> **Aim of the task**:
Give all the lines below again, exactly, with no pictures.
---- Supplied material
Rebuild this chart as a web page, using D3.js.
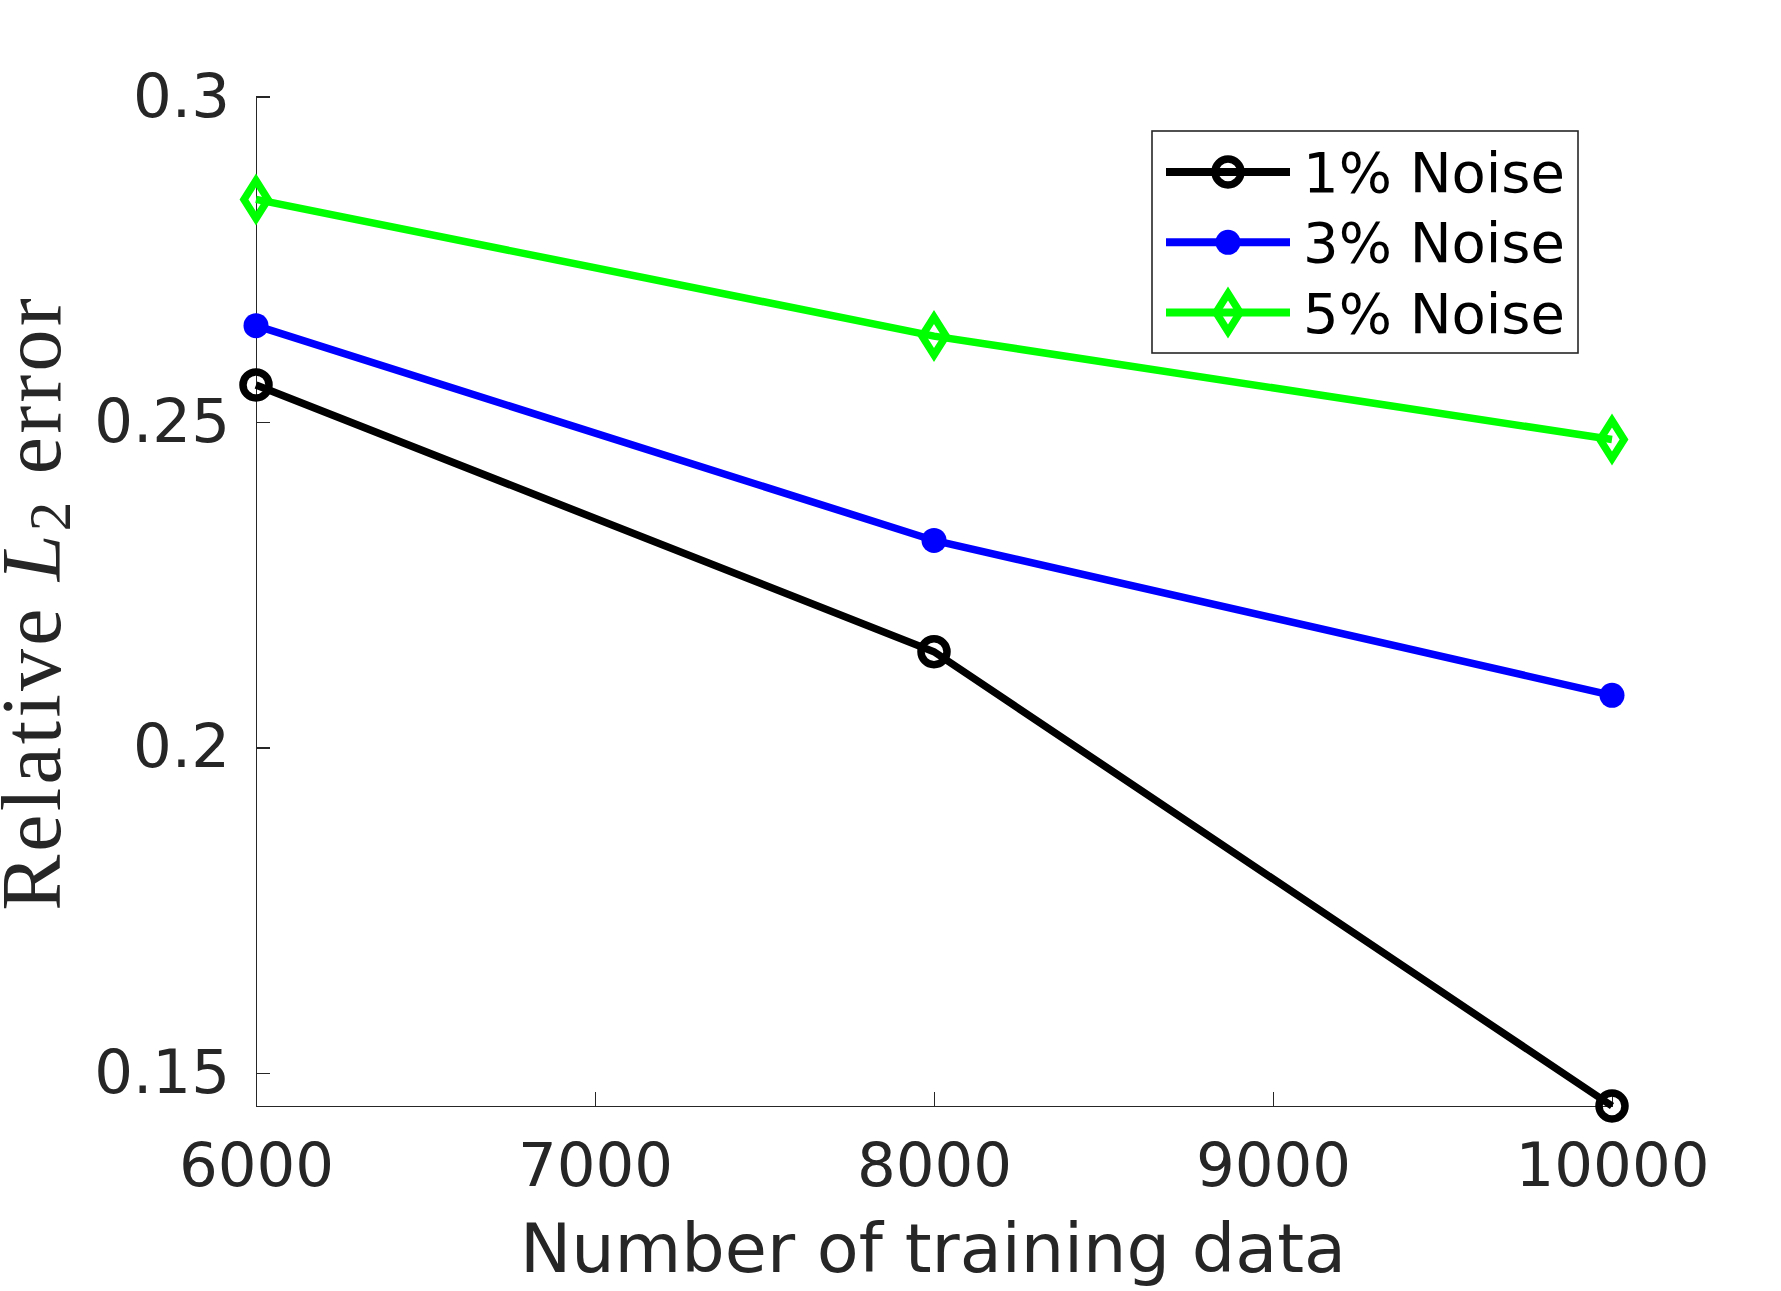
<html>
  <head>
    <meta charset="utf-8">
    <title>noise error</title>
    <style>
      body { margin: 0; background: #fff; }
      .axis path, .axis line { fill: none; stroke: #262626; stroke-width: 1.6; shape-rendering: crispEdges; }
      .axis text { font-family: "DejaVu Sans", sans-serif; font-size: 61px; fill: #262626; }
    </style>
  </head>
  <body>
    <script src="https://cdn.jsdelivr.net/npm/d3@7"></script>
    <script>
      var width = 1781;
      var height = 1291;

      // data
      var trainSizes = [6000, 8000, 10000];
      var noise1 = [0.2557, 0.2147, 0.1449];
      var noise3 = [0.2648, 0.2318, 0.2080];
      var noise5 = [0.2842, 0.2632, 0.2473];
      var seriesNames = ['1% Noise', '3% Noise', '5% Noise'];
      var xTicks = [6000, 7000, 8000, 9000, 10000];
      var yTicks = [0.15, 0.2, 0.25, 0.3];

      var series = [
        {name: seriesNames[0], values: noise1, color: '#000000', marker: 'circle'},
        {name: seriesNames[1], values: noise3, color: '#0000ff', marker: 'dot'},
        {name: seriesNames[2], values: noise5, color: '#00ff00', marker: 'diamond'}
      ];

      var svg = d3.select('body').append('svg')
        .attr('width', width).attr('height', height);

      var xScale = d3.scaleLinear().domain([6000, 10000]).range([256, 1612]);
      var yScale = d3.scaleLinear().domain([0.1449, 0.3]).range([1106, 96.6]);

      var xAxis = d3.axisBottom(xScale).tickValues(xTicks)
        .tickSizeInner(-14).tickSizeOuter(0).tickPadding(37)
        .tickFormat(d3.format('d'));
      var yAxis = d3.axisLeft(yScale).tickValues(yTicks)
        .tickSizeInner(-14).tickSizeOuter(0).tickPadding(26)
        .tickFormat(function(d){ return String(d); });

      svg.append('g').attr('class', 'axis')
        .attr('transform', 'translate(0,1106)').call(xAxis);
      svg.append('g').attr('class', 'axis')
        .attr('transform', 'translate(256,0)').call(yAxis);

      // axis labels
      svg.append('text')
        .attr('x', 933).attr('y', 1272)
        .attr('text-anchor', 'middle')
        .style('font-family', '"DejaVu Sans", sans-serif')
        .style('font-size', '68.5px').style('fill', '#262626')
        .text('Number of training data');

      var ylab = svg.append('text')
        .attr('transform', 'translate(60,603) rotate(-90)')
        .attr('text-anchor', 'middle')
        .style('font-family', '"Liberation Serif", serif')
        .style('font-size', '84px').style('letter-spacing', '3.2px')
        .style('fill', '#262626');
      ylab.append('tspan').text('Relative ');
      ylab.append('tspan').style('font-style', 'italic').text('L');
      ylab.append('tspan').attr('dy', 10).style('font-size', '59px').text('2');
      ylab.append('tspan').attr('dy', -10).text(' error');

      var line = d3.line()
        .x(function(d, i){ return xScale(trainSizes[i]); })
        .y(function(d){ return yScale(d); });

      function drawMarker(g, type, color, cx, cy) {
        if (type === 'circle') {
          g.append('circle').attr('cx', cx).attr('cy', cy).attr('r', 13)
            .attr('fill', 'none').attr('stroke', color).attr('stroke-width', 7.5);
        } else if (type === 'dot') {
          g.append('circle').attr('cx', cx).attr('cy', cy).attr('r', 12.5)
            .attr('fill', color);
        } else {
          g.append('path')
            .attr('d', 'M' + cx + ',' + (cy - 19) + 'L' + (cx + 12) + ',' + cy +
                       'L' + cx + ',' + (cy + 19) + 'L' + (cx - 12) + ',' + cy + 'Z')
            .attr('fill', 'none').attr('stroke', color).attr('stroke-width', 7.5);
        }
      }

      series.forEach(function(s){
        var g = svg.append('g');
        g.append('path').datum(s.values)
          .attr('d', line)
          .attr('fill', 'none').attr('stroke', s.color).attr('stroke-width', 7.5);
        s.values.forEach(function(v, i){
          drawMarker(g, s.marker, s.color, xScale(trainSizes[i]), yScale(v));
        });
      });

      // legend
      var legend = svg.append('g');
      legend.append('rect')
        .attr('x', 1152).attr('y', 131).attr('width', 426).attr('height', 222)
        .attr('fill', '#fff').attr('stroke', '#262626').attr('stroke-width', 1.6);
      series.forEach(function(s, i){
        var y = 172 + i * 70.3;
        legend.append('line').attr('x1', 1166).attr('x2', 1290)
          .attr('y1', y).attr('y2', y)
          .attr('stroke', s.color).attr('stroke-width', 8);
        drawMarker(legend, s.marker, s.color, 1228, y);
        legend.append('text').attr('x', 1303).attr('y', y).attr('dy', '0.36em')
          .style('font-family', '"DejaVu Sans", sans-serif')
          .style('font-size', '56px').style('fill', '#000')
          .text(s.name);
      });
    </script>
  </body>
</html>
--------
> **Task result**:
Rebuild this chart as a web page, using D3.js.
<html>
  <head>
    <meta charset="utf-8">
    <title>noise error</title>
    <style>
      body { margin: 0; background: #fff; }
      .axis path, .axis line { fill: none; stroke: #262626; stroke-width: 1.6; shape-rendering: crispEdges; }
      .axis text { font-family: "DejaVu Sans", sans-serif; font-size: 61px; fill: #262626; }
    </style>
  </head>
  <body>
    <script src="https://cdn.jsdelivr.net/npm/d3@7"></script>
    <script>
      var width = 1781;
      var height = 1291;

      // data
      var trainSizes = [6000, 8000, 10000];
      var noise1 = [0.2557, 0.2147, 0.1449];
      var noise3 = [0.2648, 0.2318, 0.2080];
      var noise5 = [0.2842, 0.2632, 0.2473];
      var seriesNames = ['1% Noise', '3% Noise', '5% Noise'];
      var xTicks = [6000, 7000, 8000, 9000, 10000];
      var yTicks = [0.15, 0.2, 0.25, 0.3];

      var series = [
        {name: seriesNames[0], values: noise1, color: '#000000', marker: 'circle'},
        {name: seriesNames[1], values: noise3, color: '#0000ff', marker: 'dot'},
        {name: seriesNames[2], values: noise5, color: '#00ff00', marker: 'diamond'}
      ];

      var svg = d3.select('body').append('svg')
        .attr('width', width).attr('height', height);

      var xScale = d3.scaleLinear().domain([6000, 10000]).range([256, 1612]);
      var yScale = d3.scaleLinear().domain([0.1449, 0.3]).range([1106, 96.6]);

      var xAxis = d3.axisBottom(xScale).tickValues(xTicks)
        .tickSizeInner(-14).tickSizeOuter(0).tickPadding(37)
        .tickFormat(d3.format('d'));
      var yAxis = d3.axisLeft(yScale).tickValues(yTicks)
        .tickSizeInner(-14).tickSizeOuter(0).tickPadding(26)
        .tickFormat(function(d){ return String(d); });

      svg.append('g').attr('class', 'axis')
        .attr('transform', 'translate(0,1106)').call(xAxis);
      svg.append('g').attr('class', 'axis')
        .attr('transform', 'translate(256,0)').call(yAxis);

      // axis labels
      svg.append('text')
        .attr('x', 933).attr('y', 1272)
        .attr('text-anchor', 'middle')
        .style('font-family', '"DejaVu Sans", sans-serif')
        .style('font-size', '68.5px').style('fill', '#262626')
        .text('Number of training data');

      var ylab = svg.append('text')
        .attr('transform', 'translate(60,603) rotate(-90)')
        .attr('text-anchor', 'middle')
        .style('font-family', '"Liberation Serif", serif')
        .style('font-size', '84px').style('letter-spacing', '3.2px')
        .style('fill', '#262626');
      ylab.append('tspan').text('Relative ');
      ylab.append('tspan').style('font-style', 'italic').text('L');
      ylab.append('tspan').attr('dy', 10).style('font-size', '59px').text('2');
      ylab.append('tspan').attr('dy', -10).text(' error');

      var line = d3.line()
        .x(function(d, i){ return xScale(trainSizes[i]); })
        .y(function(d){ return yScale(d); });

      function drawMarker(g, type, color, cx, cy) {
        if (type === 'circle') {
          g.append('circle').attr('cx', cx).attr('cy', cy).attr('r', 13)
            .attr('fill', 'none').attr('stroke', color).attr('stroke-width', 7.5);
        } else if (type === 'dot') {
          g.append('circle').attr('cx', cx).attr('cy', cy).attr('r', 12.5)
            .attr('fill', color);
        } else {
          g.append('path')
            .attr('d', 'M' + cx + ',' + (cy - 19) + 'L' + (cx + 12) + ',' + cy +
                       'L' + cx + ',' + (cy + 19) + 'L' + (cx - 12) + ',' + cy + 'Z')
            .attr('fill', 'none').attr('stroke', color).attr('stroke-width', 7.5);
        }
      }

      series.forEach(function(s){
        var g = svg.append('g');
        g.append('path').datum(s.values)
          .attr('d', line)
          .attr('fill', 'none').attr('stroke', s.color).attr('stroke-width', 7.5);
        s.values.forEach(function(v, i){
          drawMarker(g, s.marker, s.color, xScale(trainSizes[i]), yScale(v));
        });
      });

      // legend
      var legend = svg.append('g');
      legend.append('rect')
        .attr('x', 1152).attr('y', 131).attr('width', 426).attr('height', 222)
        .attr('fill', '#fff').attr('stroke', '#262626').attr('stroke-width', 1.6);
      series.forEach(function(s, i){
        var y = 172 + i * 70.3;
        legend.append('line').attr('x1', 1166).attr('x2', 1290)
          .attr('y1', y).attr('y2', y)
          .attr('stroke', s.color).attr('stroke-width', 8);
        drawMarker(legend, s.marker, s.color, 1228, y);
        legend.append('text').attr('x', 1303).attr('y', y).attr('dy', '0.36em')
          .style('font-family', '"DejaVu Sans", sans-serif')
          .style('font-size', '56px').style('fill', '#000')
          .text(s.name);
      });
    </script>
  </body>
</html>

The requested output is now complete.